The first question you must ask when reforming prisons is what are they for? Answers differ based on who you ask. To politicians they are a means of looking tough on crime. To victims seeking justice, they are a possible measure of safety. To prison owners they are a profit-generation industry, from government contracts to legalized slave labor. To religions, they are a mission ground and captive audience. To some the goal is rehabilitation and to others it is punishment.
The first goal of prison reform is ending the practice of private ownership of for-profit prisons, and I agree with this. Prisons focused on making money are not invested in the public good. Rehabilitation is not their goal; recidivism is repeat business. Lobbying groups for such prisons may back tough crime legislation, but they never seem to support an increased minimum wage or guaranteed minimum income, things which would reduce crimes of poverty.

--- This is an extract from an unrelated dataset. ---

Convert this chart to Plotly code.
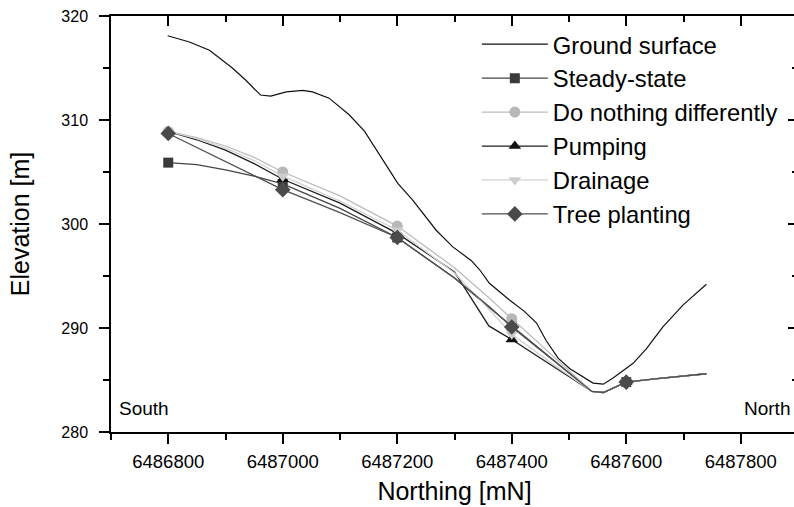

I want society to be able to remove threats from society as humanely as possible. I want people who won’t play well with others kept physically apart from those who will. And I want that removal reserved for the violent and guilty.
I don’t want prisons to be torturous or unsafe, even for the truly guilty. I don’t want guards to be abusive or cruel, even to abusers. Because while those may be intended as deterrents to crime, they are actually deterrents to reporting crime. Kids being abused by parents love those parents and don’t want to send them to be beaten or starved.
I want prisons to be so nice, no judge can determine the rich and powerful they convict are too good for it. I want them so nice no victim puts off reporting their abuser. I want them so nice that no rape victim is ever scolded for “ruining” their rapist’s life. I want prisons we aren’t afraid to use.